# Recorded information start

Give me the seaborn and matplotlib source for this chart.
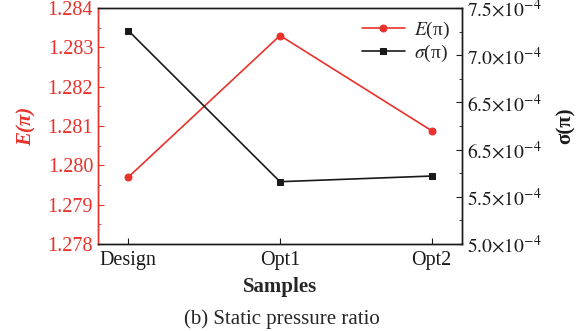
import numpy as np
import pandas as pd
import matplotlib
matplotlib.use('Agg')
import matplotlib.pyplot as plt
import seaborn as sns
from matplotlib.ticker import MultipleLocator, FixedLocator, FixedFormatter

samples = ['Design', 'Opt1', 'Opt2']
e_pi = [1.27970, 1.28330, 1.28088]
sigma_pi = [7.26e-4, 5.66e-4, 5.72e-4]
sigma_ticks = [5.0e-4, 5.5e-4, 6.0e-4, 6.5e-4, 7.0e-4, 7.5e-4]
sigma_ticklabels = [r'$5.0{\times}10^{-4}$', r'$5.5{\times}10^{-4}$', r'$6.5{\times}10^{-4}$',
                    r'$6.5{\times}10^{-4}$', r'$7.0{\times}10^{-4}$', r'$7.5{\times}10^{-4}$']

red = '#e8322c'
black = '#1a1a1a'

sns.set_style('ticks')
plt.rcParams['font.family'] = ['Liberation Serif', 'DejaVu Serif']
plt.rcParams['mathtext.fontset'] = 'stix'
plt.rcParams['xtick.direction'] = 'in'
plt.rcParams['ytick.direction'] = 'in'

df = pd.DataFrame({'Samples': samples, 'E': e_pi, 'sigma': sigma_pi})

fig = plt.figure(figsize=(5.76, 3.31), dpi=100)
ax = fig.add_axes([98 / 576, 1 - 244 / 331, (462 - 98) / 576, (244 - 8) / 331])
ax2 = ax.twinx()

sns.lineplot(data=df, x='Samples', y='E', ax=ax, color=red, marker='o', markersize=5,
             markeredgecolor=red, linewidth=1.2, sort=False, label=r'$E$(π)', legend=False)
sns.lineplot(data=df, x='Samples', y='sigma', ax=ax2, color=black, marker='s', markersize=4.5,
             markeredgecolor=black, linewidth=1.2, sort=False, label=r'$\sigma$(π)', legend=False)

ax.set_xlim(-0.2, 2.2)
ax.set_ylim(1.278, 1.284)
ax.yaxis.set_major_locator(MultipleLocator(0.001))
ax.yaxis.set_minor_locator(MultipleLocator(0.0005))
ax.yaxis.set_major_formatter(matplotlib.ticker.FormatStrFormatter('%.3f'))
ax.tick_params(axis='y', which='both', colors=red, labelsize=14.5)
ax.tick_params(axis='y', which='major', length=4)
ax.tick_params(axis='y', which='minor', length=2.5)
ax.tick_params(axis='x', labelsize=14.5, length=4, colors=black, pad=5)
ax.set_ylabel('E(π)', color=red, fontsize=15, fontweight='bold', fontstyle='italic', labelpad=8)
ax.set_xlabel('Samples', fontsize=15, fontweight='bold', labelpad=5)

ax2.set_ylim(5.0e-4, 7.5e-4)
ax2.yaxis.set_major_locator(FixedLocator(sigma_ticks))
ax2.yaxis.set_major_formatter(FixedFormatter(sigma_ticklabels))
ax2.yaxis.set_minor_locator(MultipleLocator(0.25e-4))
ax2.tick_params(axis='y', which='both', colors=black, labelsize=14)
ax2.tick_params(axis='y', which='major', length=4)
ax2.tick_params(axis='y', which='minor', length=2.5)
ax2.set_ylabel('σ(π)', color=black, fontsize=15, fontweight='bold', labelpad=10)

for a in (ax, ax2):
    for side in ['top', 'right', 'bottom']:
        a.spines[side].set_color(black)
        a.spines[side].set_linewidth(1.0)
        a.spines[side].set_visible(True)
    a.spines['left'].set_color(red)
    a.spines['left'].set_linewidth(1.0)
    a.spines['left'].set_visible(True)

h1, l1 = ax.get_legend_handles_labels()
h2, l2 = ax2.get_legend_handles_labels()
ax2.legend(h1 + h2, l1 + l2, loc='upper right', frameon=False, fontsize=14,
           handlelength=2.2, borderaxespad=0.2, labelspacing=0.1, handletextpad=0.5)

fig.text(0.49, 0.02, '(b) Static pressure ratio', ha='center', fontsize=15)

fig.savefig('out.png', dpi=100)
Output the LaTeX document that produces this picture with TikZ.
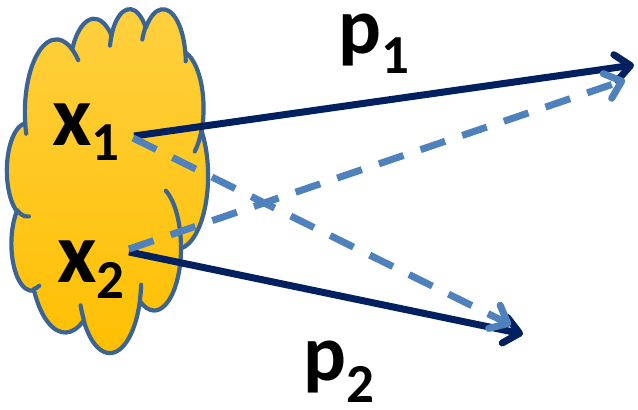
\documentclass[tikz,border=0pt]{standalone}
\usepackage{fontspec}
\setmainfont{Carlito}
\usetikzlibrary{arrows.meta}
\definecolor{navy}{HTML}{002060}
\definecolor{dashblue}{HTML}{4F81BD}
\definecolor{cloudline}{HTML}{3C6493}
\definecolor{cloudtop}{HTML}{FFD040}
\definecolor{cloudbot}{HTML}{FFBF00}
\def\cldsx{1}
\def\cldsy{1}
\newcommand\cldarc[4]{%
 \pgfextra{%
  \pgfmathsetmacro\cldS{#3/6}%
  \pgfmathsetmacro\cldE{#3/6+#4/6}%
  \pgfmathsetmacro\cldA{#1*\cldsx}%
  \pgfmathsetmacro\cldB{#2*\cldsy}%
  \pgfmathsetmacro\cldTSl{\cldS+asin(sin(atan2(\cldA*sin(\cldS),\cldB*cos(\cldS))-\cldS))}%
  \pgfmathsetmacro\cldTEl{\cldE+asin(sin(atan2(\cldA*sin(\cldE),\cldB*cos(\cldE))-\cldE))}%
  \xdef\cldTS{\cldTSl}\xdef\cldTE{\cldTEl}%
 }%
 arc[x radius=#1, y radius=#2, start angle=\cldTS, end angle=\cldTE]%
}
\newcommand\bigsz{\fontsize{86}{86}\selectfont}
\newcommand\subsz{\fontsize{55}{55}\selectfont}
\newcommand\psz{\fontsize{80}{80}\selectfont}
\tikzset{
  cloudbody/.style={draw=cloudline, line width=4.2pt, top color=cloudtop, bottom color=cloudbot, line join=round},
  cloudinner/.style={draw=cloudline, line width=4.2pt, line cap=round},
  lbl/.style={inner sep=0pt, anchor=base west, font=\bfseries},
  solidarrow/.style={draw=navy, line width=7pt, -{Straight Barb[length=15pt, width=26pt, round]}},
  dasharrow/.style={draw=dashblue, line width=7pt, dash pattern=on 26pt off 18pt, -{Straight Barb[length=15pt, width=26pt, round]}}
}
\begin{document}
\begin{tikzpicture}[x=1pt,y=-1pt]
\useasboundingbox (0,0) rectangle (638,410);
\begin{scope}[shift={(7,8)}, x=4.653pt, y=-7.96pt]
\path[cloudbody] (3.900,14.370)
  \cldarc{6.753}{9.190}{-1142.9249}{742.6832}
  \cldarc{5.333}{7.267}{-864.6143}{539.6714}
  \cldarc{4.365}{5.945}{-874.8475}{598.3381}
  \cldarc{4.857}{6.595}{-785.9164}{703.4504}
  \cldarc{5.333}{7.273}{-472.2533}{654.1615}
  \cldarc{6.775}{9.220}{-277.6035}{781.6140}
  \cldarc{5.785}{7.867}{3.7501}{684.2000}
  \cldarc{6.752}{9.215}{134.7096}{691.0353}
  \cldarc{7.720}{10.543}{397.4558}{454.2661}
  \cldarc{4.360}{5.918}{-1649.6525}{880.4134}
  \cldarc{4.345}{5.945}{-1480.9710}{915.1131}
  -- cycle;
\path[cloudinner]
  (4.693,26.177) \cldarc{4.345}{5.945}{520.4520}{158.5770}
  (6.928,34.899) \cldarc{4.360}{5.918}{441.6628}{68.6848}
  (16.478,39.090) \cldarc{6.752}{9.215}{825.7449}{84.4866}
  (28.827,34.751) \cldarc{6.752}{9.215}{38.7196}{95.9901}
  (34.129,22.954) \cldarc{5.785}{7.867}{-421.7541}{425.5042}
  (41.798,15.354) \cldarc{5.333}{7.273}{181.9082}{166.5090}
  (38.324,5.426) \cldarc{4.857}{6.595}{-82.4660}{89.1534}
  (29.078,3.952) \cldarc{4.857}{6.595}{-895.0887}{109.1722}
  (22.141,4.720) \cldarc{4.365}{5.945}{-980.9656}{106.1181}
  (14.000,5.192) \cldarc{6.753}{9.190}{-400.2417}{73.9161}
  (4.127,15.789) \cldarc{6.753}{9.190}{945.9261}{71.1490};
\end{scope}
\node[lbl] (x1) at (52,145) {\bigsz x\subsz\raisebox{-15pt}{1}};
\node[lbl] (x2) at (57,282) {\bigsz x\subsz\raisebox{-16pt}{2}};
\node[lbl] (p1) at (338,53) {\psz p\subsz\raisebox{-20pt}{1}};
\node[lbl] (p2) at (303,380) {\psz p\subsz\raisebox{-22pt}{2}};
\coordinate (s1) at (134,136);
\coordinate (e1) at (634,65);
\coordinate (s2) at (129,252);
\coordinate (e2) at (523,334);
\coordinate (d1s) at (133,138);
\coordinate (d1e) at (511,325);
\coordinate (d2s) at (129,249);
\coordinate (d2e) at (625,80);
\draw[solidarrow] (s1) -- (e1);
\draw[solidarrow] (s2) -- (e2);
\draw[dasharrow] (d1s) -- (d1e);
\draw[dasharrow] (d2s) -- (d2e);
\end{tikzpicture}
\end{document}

# Recorded information end

- [Exercise description]
Above are the records; repeat their lines from the first through the line containing "ax2 = ax.twinx()", and leave out each picture.

- [Response to this exercise]
Give me the seaborn and matplotlib source for this chart.
import numpy as np
import pandas as pd
import matplotlib
matplotlib.use('Agg')
import matplotlib.pyplot as plt
import seaborn as sns
from matplotlib.ticker import MultipleLocator, FixedLocator, FixedFormatter

samples = ['Design', 'Opt1', 'Opt2']
e_pi = [1.27970, 1.28330, 1.28088]
sigma_pi = [7.26e-4, 5.66e-4, 5.72e-4]
sigma_ticks = [5.0e-4, 5.5e-4, 6.0e-4, 6.5e-4, 7.0e-4, 7.5e-4]
sigma_ticklabels = [r'$5.0{\times}10^{-4}$', r'$5.5{\times}10^{-4}$', r'$6.5{\times}10^{-4}$',
                    r'$6.5{\times}10^{-4}$', r'$7.0{\times}10^{-4}$', r'$7.5{\times}10^{-4}$']

red = '#e8322c'
black = '#1a1a1a'

sns.set_style('ticks')
plt.rcParams['font.family'] = ['Liberation Serif', 'DejaVu Serif']
plt.rcParams['mathtext.fontset'] = 'stix'
plt.rcParams['xtick.direction'] = 'in'
plt.rcParams['ytick.direction'] = 'in'

df = pd.DataFrame({'Samples': samples, 'E': e_pi, 'sigma': sigma_pi})

fig = plt.figure(figsize=(5.76, 3.31), dpi=100)
ax = fig.add_axes([98 / 576, 1 - 244 / 331, (462 - 98) / 576, (244 - 8) / 331])
ax2 = ax.twinx()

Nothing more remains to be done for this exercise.